--- DIRECTIVE ---
Would you transcribe the whole listing exactly, minus its pictures?

--- AVAILABLE DATA ---

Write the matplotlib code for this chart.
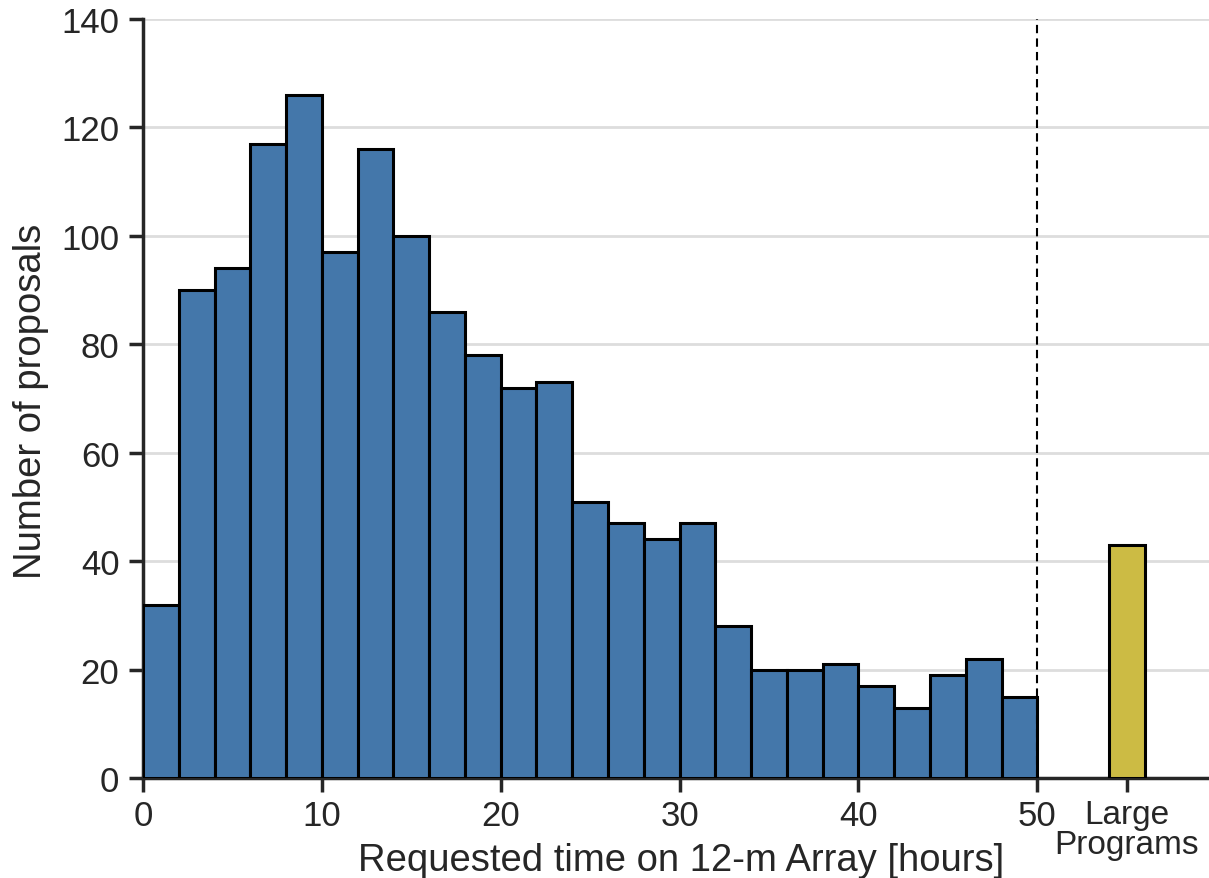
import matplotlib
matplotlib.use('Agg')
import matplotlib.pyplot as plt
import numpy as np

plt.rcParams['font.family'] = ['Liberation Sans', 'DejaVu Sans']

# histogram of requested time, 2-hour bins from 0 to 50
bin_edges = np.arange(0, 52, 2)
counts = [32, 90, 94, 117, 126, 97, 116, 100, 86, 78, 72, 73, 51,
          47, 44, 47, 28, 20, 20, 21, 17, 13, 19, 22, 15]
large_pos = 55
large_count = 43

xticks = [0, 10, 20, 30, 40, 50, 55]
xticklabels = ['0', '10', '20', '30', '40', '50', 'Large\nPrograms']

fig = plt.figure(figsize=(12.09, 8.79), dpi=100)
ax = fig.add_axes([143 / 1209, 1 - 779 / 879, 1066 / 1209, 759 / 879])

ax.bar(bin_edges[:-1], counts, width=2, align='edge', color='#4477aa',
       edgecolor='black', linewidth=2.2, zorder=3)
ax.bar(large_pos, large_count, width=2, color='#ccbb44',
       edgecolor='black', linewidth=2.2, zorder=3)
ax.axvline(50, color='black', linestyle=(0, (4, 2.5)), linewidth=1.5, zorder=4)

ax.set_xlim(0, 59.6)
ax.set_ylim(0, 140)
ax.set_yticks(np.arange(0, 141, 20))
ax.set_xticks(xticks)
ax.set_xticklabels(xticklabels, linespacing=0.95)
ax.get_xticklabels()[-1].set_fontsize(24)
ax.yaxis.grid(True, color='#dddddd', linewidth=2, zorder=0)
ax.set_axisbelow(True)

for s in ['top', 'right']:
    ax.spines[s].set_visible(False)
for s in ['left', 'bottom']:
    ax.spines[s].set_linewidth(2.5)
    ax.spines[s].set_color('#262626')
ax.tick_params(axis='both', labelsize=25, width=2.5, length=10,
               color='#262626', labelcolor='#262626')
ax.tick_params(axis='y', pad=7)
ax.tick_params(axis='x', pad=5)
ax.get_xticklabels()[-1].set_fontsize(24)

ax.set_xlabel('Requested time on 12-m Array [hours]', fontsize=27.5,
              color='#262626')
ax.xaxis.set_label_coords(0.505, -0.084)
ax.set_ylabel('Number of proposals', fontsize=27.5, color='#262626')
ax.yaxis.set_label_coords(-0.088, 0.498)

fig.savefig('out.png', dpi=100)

--- EXERCISE ANSWER ---
Write the matplotlib code for this chart.
import matplotlib
matplotlib.use('Agg')
import matplotlib.pyplot as plt
import numpy as np

plt.rcParams['font.family'] = ['Liberation Sans', 'DejaVu Sans']

# histogram of requested time, 2-hour bins from 0 to 50
bin_edges = np.arange(0, 52, 2)
counts = [32, 90, 94, 117, 126, 97, 116, 100, 86, 78, 72, 73, 51,
          47, 44, 47, 28, 20, 20, 21, 17, 13, 19, 22, 15]
large_pos = 55
large_count = 43

xticks = [0, 10, 20, 30, 40, 50, 55]
xticklabels = ['0', '10', '20', '30', '40', '50', 'Large\nPrograms']

fig = plt.figure(figsize=(12.09, 8.79), dpi=100)
ax = fig.add_axes([143 / 1209, 1 - 779 / 879, 1066 / 1209, 759 / 879])

ax.bar(bin_edges[:-1], counts, width=2, align='edge', color='#4477aa',
       edgecolor='black', linewidth=2.2, zorder=3)
ax.bar(large_pos, large_count, width=2, color='#ccbb44',
       edgecolor='black', linewidth=2.2, zorder=3)
ax.axvline(50, color='black', linestyle=(0, (4, 2.5)), linewidth=1.5, zorder=4)

ax.set_xlim(0, 59.6)
ax.set_ylim(0, 140)
ax.set_yticks(np.arange(0, 141, 20))
ax.set_xticks(xticks)
ax.set_xticklabels(xticklabels, linespacing=0.95)
ax.get_xticklabels()[-1].set_fontsize(24)
ax.yaxis.grid(True, color='#dddddd', linewidth=2, zorder=0)
ax.set_axisbelow(True)

for s in ['top', 'right']:
    ax.spines[s].set_visible(False)
for s in ['left', 'bottom']:
    ax.spines[s].set_linewidth(2.5)
    ax.spines[s].set_color('#262626')
ax.tick_params(axis='both', labelsize=25, width=2.5, length=10,
               color='#262626', labelcolor='#262626')
ax.tick_params(axis='y', pad=7)
ax.tick_params(axis='x', pad=5)
ax.get_xticklabels()[-1].set_fontsize(24)

ax.set_xlabel('Requested time on 12-m Array [hours]', fontsize=27.5,
              color='#262626')
ax.xaxis.set_label_coords(0.505, -0.084)
ax.set_ylabel('Number of proposals', fontsize=27.5, color='#262626')
ax.yaxis.set_label_coords(-0.088, 0.498)

fig.savefig('out.png', dpi=100)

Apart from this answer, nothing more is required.